International Desk: We finally have an answer. Bob Dylan will, indeed, accept his Nobel Prize in Literature — probably.
In his first comments on the award, made in an interview with The Telegraph, the British newspaper, Mr. Dylan was asked whether he would attend the Nobel ceremony in Sweden in December. His response was characteristically mysterious.
“Absolutely,” Mr. Dylan said. “If it’s at all possible.”
His comments in the interview — ostensibly to promote a new exhibition of his visual art in London — came after two weeks of public silence by Mr. Dylan about the Nobel, during which time members of the 18-person Swedish Academy became increasingly agitated. First they noted, with some puzzlement, that they had not spoken to Mr. Dylan personally. Then another member called his non-response “impolite and arrogant.”
In the interview, his first in almost two years, Mr. Dylan is described as being surprised but pleased by the honor. “It’s hard to believe,” he said. His reaction upon being told that he had won: “Amazing, incredible. Whoever dreams about something like that?”
In typical fashion, he also resisted giving much endorsement to interpretations of his work — even those by the Swedish Academy, which, in announcing Mr. Dylan’s prize on Oct. 13, likened his songs to the poems of Homer and Sappho.

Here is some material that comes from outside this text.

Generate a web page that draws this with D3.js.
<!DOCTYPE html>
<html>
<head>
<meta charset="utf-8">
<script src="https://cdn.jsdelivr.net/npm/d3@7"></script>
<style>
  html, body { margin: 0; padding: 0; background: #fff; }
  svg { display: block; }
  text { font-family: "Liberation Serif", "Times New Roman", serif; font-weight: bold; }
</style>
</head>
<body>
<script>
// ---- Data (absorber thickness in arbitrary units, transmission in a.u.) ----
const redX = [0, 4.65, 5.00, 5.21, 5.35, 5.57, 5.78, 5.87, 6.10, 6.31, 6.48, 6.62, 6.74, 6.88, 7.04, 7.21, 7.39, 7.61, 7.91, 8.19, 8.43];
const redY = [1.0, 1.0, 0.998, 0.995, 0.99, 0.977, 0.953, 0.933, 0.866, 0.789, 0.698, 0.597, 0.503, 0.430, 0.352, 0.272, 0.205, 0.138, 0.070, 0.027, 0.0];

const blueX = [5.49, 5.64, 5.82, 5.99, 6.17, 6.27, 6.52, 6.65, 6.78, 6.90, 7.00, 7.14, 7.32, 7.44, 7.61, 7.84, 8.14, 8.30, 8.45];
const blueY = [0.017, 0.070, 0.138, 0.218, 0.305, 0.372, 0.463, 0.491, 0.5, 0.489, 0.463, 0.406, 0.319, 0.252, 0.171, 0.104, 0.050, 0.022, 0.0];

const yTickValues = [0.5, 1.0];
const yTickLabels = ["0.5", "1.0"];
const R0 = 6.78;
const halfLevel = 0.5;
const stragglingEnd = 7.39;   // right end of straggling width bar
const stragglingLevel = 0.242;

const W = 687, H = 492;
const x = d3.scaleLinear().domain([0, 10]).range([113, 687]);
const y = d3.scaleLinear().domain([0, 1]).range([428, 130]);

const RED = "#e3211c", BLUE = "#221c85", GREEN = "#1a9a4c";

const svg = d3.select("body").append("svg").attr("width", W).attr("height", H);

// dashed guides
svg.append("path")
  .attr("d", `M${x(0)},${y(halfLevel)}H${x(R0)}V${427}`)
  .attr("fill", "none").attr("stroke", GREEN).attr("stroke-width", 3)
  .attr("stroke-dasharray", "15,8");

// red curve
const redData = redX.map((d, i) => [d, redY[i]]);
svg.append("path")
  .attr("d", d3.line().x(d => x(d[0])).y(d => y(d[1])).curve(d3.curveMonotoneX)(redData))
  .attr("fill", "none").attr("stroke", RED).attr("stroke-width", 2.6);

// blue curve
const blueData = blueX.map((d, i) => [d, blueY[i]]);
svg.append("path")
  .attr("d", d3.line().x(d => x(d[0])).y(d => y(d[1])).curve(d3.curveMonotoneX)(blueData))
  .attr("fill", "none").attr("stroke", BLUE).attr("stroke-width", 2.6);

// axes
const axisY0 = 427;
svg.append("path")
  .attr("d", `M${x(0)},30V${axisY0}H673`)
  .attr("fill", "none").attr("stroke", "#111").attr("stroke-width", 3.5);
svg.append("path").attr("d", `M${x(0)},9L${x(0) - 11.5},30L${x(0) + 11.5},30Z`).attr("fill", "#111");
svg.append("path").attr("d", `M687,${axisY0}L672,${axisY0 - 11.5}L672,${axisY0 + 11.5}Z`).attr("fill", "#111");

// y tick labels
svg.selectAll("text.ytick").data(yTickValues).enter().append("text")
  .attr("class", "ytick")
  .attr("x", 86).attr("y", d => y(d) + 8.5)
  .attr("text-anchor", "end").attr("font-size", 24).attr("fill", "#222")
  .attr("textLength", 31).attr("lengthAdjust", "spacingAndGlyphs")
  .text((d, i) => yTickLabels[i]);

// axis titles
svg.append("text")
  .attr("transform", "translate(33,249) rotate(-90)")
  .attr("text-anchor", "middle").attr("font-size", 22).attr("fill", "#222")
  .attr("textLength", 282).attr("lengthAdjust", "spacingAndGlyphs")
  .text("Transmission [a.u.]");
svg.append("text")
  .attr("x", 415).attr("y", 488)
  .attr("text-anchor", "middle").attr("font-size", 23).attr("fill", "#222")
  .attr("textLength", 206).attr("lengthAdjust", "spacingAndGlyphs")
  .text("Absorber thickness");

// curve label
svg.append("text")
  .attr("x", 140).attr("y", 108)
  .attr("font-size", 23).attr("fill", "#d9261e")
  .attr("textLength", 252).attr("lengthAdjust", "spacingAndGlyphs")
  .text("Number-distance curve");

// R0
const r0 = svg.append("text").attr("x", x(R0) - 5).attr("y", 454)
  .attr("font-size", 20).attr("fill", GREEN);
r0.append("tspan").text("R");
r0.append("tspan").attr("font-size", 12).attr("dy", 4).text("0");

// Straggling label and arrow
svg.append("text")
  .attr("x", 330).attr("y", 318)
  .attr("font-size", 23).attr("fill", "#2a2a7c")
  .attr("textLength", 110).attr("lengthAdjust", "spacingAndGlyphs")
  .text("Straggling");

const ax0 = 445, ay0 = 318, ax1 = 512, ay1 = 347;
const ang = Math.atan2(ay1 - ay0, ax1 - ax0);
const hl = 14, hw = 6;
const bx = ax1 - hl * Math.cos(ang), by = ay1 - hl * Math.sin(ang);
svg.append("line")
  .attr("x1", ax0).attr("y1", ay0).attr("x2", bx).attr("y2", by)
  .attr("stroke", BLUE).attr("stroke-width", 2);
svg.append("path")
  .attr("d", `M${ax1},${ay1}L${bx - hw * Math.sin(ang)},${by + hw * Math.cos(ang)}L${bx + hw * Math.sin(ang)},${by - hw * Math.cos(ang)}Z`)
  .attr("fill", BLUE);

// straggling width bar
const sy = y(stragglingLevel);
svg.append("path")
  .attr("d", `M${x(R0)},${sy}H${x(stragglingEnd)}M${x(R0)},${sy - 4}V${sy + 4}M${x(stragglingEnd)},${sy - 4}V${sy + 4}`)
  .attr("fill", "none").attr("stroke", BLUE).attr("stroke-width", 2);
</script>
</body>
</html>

“I suppose so, in some way,” Mr. Dylan said of that comparison. Some of his songs, including “Ballad of Hollis Brown,” “A Hard Rain’s A-Gonna Fall,” “Hurricane” and “some others,” he said, “definitely are Homeric in value.”

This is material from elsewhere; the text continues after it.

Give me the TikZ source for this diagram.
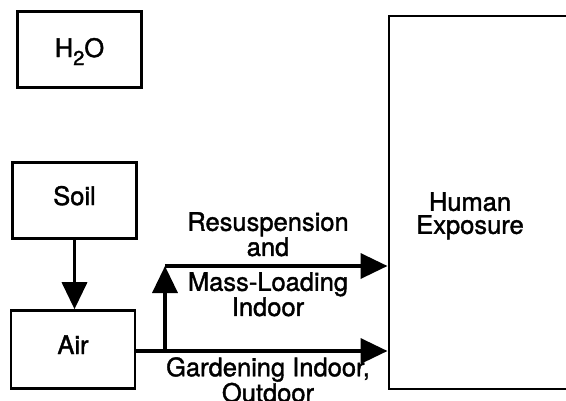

But: “I’ll let other people decide what they are,” he said. “The academics, they ought to know. I’m not really qualified. I don’t have any opinion.”
The interview, conducted by Edna Gundersen, a veteran entertainment journalist, also quotes Mr. Dylan musing on some of his nonmusical interests. He has been painting since the 1960s, and his iron sculptures include an archway for a new resort casino in Maryland.

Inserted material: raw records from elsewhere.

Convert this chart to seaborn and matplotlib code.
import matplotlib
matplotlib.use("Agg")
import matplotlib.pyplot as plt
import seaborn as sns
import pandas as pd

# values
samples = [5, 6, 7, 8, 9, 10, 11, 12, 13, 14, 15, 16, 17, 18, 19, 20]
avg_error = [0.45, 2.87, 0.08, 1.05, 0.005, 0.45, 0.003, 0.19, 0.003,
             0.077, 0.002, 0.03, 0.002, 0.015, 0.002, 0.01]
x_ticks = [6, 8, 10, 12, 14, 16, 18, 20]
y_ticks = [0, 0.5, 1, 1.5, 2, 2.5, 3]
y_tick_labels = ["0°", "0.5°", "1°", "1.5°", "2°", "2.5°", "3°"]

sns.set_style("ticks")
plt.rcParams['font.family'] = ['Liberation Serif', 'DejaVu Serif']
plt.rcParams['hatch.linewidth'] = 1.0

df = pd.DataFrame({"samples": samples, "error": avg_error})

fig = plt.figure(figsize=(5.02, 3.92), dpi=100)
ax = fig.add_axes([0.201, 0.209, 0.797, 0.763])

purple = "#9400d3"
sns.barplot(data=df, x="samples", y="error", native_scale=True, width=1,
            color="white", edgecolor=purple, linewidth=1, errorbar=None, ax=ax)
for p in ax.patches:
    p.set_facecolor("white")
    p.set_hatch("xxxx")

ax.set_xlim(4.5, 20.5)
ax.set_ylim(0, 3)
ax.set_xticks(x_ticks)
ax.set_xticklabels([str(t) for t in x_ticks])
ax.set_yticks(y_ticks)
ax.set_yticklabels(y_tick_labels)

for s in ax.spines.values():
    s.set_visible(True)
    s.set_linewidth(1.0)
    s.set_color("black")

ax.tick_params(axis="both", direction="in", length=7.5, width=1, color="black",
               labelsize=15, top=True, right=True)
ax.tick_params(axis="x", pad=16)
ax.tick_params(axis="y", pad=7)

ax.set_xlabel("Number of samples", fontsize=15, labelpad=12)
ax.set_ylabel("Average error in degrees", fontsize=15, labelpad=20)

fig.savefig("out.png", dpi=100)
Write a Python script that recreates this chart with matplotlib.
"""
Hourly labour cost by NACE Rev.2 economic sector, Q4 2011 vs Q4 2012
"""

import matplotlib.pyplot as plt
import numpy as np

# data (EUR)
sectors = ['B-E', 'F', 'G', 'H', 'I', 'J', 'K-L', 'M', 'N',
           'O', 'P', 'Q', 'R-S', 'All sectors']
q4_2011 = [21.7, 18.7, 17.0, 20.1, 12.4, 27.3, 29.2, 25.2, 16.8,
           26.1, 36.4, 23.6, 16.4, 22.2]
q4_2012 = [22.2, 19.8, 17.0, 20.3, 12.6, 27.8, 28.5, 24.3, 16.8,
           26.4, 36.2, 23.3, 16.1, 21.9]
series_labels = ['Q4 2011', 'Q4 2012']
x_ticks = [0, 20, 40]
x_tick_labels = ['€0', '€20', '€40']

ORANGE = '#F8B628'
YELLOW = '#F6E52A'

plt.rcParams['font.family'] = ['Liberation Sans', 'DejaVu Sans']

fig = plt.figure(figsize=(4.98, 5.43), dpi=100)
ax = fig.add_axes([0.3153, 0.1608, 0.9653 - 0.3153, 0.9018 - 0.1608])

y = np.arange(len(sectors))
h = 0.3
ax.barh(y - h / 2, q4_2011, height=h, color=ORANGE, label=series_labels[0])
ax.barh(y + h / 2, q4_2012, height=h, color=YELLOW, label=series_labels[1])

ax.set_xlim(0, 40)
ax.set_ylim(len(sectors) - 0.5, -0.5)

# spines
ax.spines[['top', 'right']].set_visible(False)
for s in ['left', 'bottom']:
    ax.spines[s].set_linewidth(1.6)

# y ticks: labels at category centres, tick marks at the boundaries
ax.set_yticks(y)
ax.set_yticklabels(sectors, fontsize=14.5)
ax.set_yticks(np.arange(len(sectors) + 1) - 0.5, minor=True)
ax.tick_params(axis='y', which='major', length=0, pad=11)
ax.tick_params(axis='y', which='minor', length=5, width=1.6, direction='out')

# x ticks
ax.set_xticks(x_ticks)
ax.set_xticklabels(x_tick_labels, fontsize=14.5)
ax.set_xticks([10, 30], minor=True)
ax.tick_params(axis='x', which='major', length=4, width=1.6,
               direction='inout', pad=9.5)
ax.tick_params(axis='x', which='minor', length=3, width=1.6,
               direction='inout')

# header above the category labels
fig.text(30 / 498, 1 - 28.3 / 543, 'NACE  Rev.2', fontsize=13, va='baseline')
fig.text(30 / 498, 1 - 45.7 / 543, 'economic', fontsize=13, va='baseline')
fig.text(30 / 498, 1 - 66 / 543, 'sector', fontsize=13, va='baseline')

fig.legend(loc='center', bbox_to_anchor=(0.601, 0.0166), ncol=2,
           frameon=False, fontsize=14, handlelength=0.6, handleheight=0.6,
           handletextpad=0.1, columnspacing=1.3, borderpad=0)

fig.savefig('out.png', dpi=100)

“I’d like to drive a racecar on the Indianapolis track,” Mr. Dylan said. “I’d like to kick a field goal in an NFL football game. I’d like to be able to hit a hundred-mile-an-hour baseball.”
He added: “Everything worth doing takes time. You have to write a hundred bad songs before you write one good one. And you have to sacrifice a lot of things that you might not be prepared for. Like it or not, you are in this alone and have to follow your own star.”
His new art show, “The Beaten Path,” will open Nov. 5 at the Halcyon Gallery in London. The Nobel ceremony is on Dec. 10 in Stockholm.